I run Campy...no quick release feature in my caliper. It's done in the brake lever, and I couldn't ride with it released...it would be annoying.


----------



## xjbaylor (Dec 28, 2006)

Cyclin Dan said:


> I run Campy...no quick release feature in my caliper. It's done in the brake lever, and I couldn't ride with it released...it would be annoying.


I have no issues using the barrel adjuster to adjust to smaller wheels. It might take 4 seconds.


----------



## krisdrum (Oct 29, 2007)

I've dumped all my narrow wheels, except one, which I use only on the trainer or rollers. It just made sense for me, as I much prefer CX as a discipline. Wider rim = more gluing area for cross tubulars. And I didn't want to bother with adjusting all the time. So, I picked up some Velocity Major Toms (yet to be built) and right now, 2 sets of A23s. 1 for training and the CX pits (32, 3x) and 1 a bit lighter for any road racing I might do for CX training (24/28, 2x).

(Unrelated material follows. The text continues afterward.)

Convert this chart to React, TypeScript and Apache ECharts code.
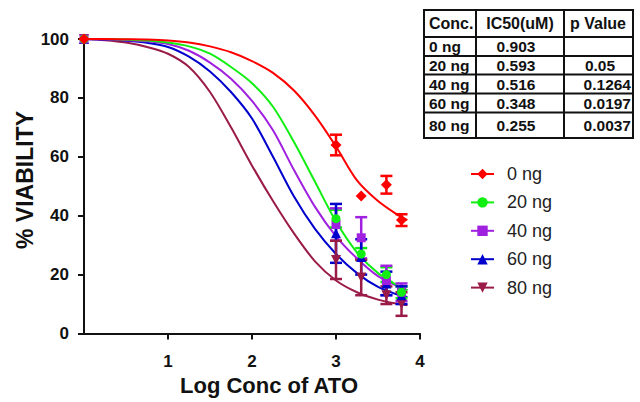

Building them myself saves me some cash and some of the hubs I bought used. All in all, I maybe spent $200, once you factor in the return coming from selling my former wheels. That isn't a huge investment.

And I agree with everyone, not a huge difference, but noticable, especially when cornering and over rougher surfaces.


----------



## 417477 (Aug 23, 2011)

I'm thinking of going 23mm rims for my next build. For clinchers are you using 23c or 25c tires on you're wide rims? I was thinking 25c because the roads are pretty crappy where I am. Thanks


----------



## biker jk (Dec 5, 2012)

imiller said:


> I'm thinking of going 23mm rims for my next build. For clinchers are you using 23c or 25c tires on you're wide rims? I was thinking 25c because the roads are pretty crappy where I am. Thanks


I use 23mm tyres but my Vittoria Rubino Pro IIIs measure 25mm across on the wider rim.


----------



## bwbishop (Sep 17, 2011)

I've only gotten two rides on my new 23mm wheels, but they seemed a lot tighter in the corners during my race on Saturday, and with the lower pressure, I think the ride is a bit smoother.


----------



## VinPaysDoc (May 23, 2005)

> I've only gotten two rides on my new 23mm wheels, but they seemed a lot tighter in the corners during my race on Saturday, and with the lower pressure, I think the ride is a bit smoother.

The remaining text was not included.